Secondo: tra i rapper neri, Travis Scott è il più “bianco” di tutti. In un paese come quello italiano dove la comprensione della cultura afro discendente è qualcosa di attualmente inesistente, è impensabile ragionare sull’ipotesi che un rapper che affonda al 100% le radici della propria musica nella black culture possa avere un successo di massa. Dischi come il Kendrick Lamar di “To Pimp a Butterfly”, o i primi lavori di Kanye, sono incomprensibili (se non in modo parziale, superficiale) per il pubblico italiano medio, che non ha alcun interesse verso quel tipo di universo culturale.
Come si diceva sopra, Travis viene da una famiglia borghese, ed è cresciuto prevalentemente in un contesto più sereno rispetto alla media della narrazione del rap, che fa della vita del ghetto, delle sue difficoltà e contraddizioni il suo core. Tutto questo è assente o quasi nella sua poetica, che è stata strutturata maggiormente attorno a concetti più trasversali – e quindi più accessibili da parte anche di un pubblico che di realtà periferiche problematiche di un certo tipo è digiuno.
Questo è uno dei motivi per cui per esempio, Eminem piace così tanto: è bianco, è stato il paladino dei white trash, campiona il rock e via discorrendo. Medesimo discorso per Travis Scott, che a livello musicale prende tanto dall’elettronica e dal rock quanto dal jazz, blues o r’n’b; è un appassionato di punk e ha dichiarato con uno dei suoi idoli è Sid Vicious, ma chiama Stevie Wonder a suonare l’armonica in “Astroworld”. Parafrasando una celebre clip del telefilm “Boris”, si potrebbe dire che Travis Scott assolve il pubblico italiano dai propri peccati: gli ascoltatori non sono interessati per davvero al rap ad un livello più profondo, ma ascoltando lui si sentono “giovani” e al passo coi tempi – non è un caso che proprio lui sia il preferito di Fedez, uno che da tanti anni ha un piede dentro e uno fuori dalla scena, impegnato com’è ad occupare militarmente le varie pieghe del mainstream.
(c’è chi si piglia la Ferragni, e c’è invece chi… – continua sotto)
Terzo e ultimo punto: Kylie Jenner.

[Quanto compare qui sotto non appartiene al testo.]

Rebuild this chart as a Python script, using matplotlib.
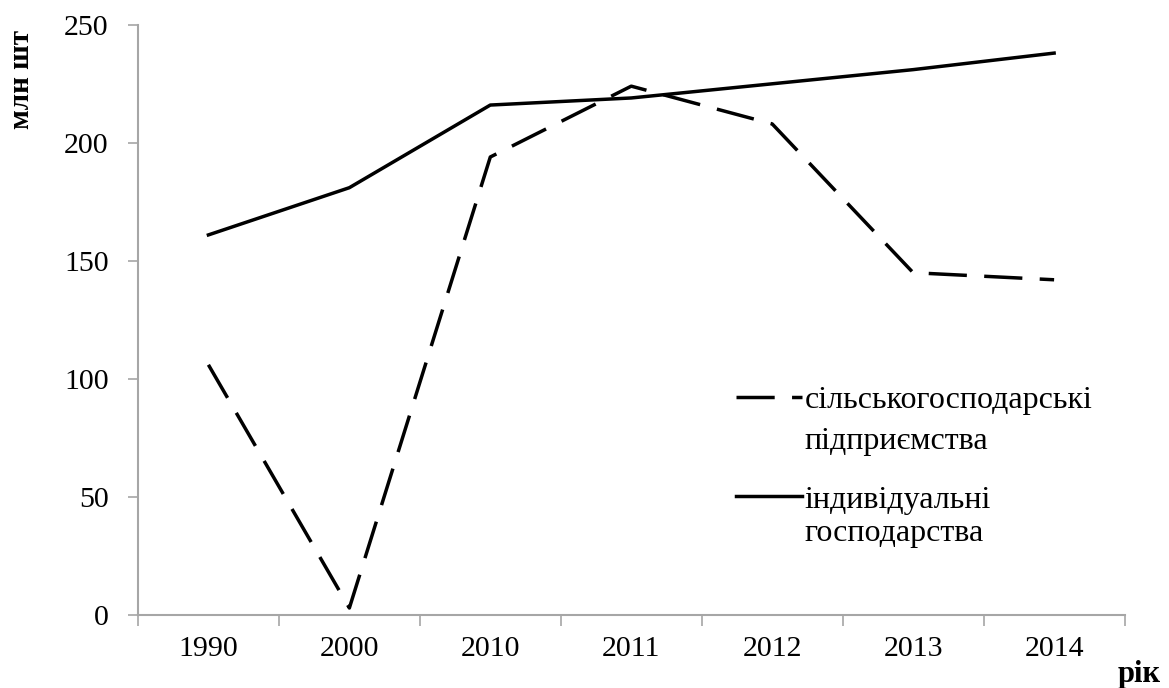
import matplotlib
matplotlib.use("Agg")
import matplotlib.pyplot as plt
from matplotlib.lines import Line2D
import numpy as np

years = ['1990', '2000', '2010', '2011', '2012', '2013', '2014']
agri = [106, 3, 194, 224, 208, 145, 142]        # сільськогосподарські підприємства
indiv = [161, 181, 216, 219, 225, 231, 238]     # індивідуальні господарства
yticks = [0, 50, 100, 150, 200, 250]

plt.rcParams['font.family'] = ['Liberation Serif', 'DejaVu Serif']
axis_col = '#a6a6a6'

fig = plt.figure(figsize=(11.69, 6.88), dpi=100)
ax = fig.add_axes([0.118, 0.106, 0.844, 0.858])

x = np.arange(len(years))
l1, = ax.plot(x, agri, color='black', lw=2.5, dashes=(11, 5))
l2, = ax.plot(x, indiv, color='black', lw=2.5)

ax.set_xlim(-0.5, len(years) - 0.5)
ax.set_ylim(0, 250)
ax.set_yticks(yticks)
ax.set_yticklabels([str(v) for v in yticks])

# category boundaries as major ticks, labels at category centres
ax.set_xticks(np.arange(-0.5, len(years), 1.0))
ax.set_xticklabels([])
ax.set_xticks(x, minor=True)
ax.set_xticklabels(years, minor=True)
ax.tick_params(axis='x', which='major', length=8, width=1.2, color=axis_col)
ax.tick_params(axis='x', which='minor', length=0, pad=15, labelsize=21.5)
ax.tick_params(axis='y', length=7, width=1.2, color=axis_col, pad=14, labelsize=21.5)

for s in ['top', 'right']:
    ax.spines[s].set_visible(False)
for s in ['left', 'bottom']:
    ax.spines[s].set_color(axis_col)
    ax.spines[s].set_linewidth(1.5)

# legend: handle sits on the first line of each two-line label
blank = Line2D([], [], linestyle='none')
leg1 = ax.legend([l1, blank], ['сільськогосподарські', 'підприємства'],
                 loc='upper left', bbox_to_anchor=(0.616, 0.463),
                 bbox_transform=fig.transFigure, frameon=False, fontsize=23,
                 handlelength=2.05, handletextpad=0.1, labelspacing=0.36, borderpad=0)
ax.add_artist(leg1)
ax.legend([l2, blank], ['індивідуальні', 'господарства'],
          loc='upper left', bbox_to_anchor=(0.616, 0.318),
          bbox_transform=fig.transFigure, frameon=False, fontsize=23,
          handlelength=2.05, handletextpad=0.1, labelspacing=0.14, borderpad=0)

fig.text(0.018, 0.884, 'млн шт', rotation=90, fontsize=21, fontweight='bold',
         ha='center', va='center')
fig.text(0.956, 0.009, 'рік', fontsize=22, fontweight='bold', ha='left', va='baseline')

fig.savefig('out.png', dpi=100)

E qui si arriva all’apice della piramide. Tra tutte le mosse giuste che nel corso della sua carriera Travis Scott ha fatto, la relazione con Kylie Jenner è stata lo scacco matto. Senza voler creare dietrologie a riguardo, è però indubbio che la storia d’amore a cui è seguita la nascita di Stormi abbia catapultato il rapper in un gioco completamente diverso, dove non è solo un artista ma un personaggio pop a tutti gli effetti che gioca un ruolo all’interno della vita-sitcom della famiglia più seguita del mondo. Questo ha avuto una cassa di risonanza grossa come un grattacielo per sé e la sua arte, che è diventata davvero di dominio pubblico. E non è neanche un caso, che da quel momento in poi la sua carriera come gestore della propria immagine sia decollata ulteriormente, con merch disegnato da Virgil Abloh, collaborazioni esclusive con i maggiori marchi di abbigliamento, eccetera eccetera. Tutto questo a favore di una fan base indemoniata, pronta a comprare qualsiasi cosa su cui lui metta le mani.
Ma anche qui, se si parla di moda, il suo talento non è rivoluzionario nei termini di invenzione da zero ma più come un lavoro di ready made alla Duchamp, in grado di posizionare nel contesto giusto un elemento, cambiandogli di significato. Non è Kanye che crea una scarpa da zero ma è più simile allo stesso Virgil Abloh, che lavora sul preesistente modificando e riposizionando simboli che sono già comuni, e che (solo) nel momento in cui ricevono il suo timbro assumono valore. E questo tipo operazione, se coniugata con un i punti sopra spiegati, rende il proprio genio creativo un prodotto spendibile a New York come a Tokyo, a Roma come a Città del Capo.
Questi tre punti abbastanza schematici rendono l’idea di chi sia e come agisca una macchina del successo come Travis Scott, che è attualmente il rapper più amato e invidiato del mondo. In più, diciamo pure che mettono (ancora una volta…) in luce la mancanza di profondità di approccio al genere da parte del pubblico italiano, un pubblico che si continua ad accontentare della superficie del rap. Una superficie incredibilmente cool e di livello, certo, ma pur sempre superficie.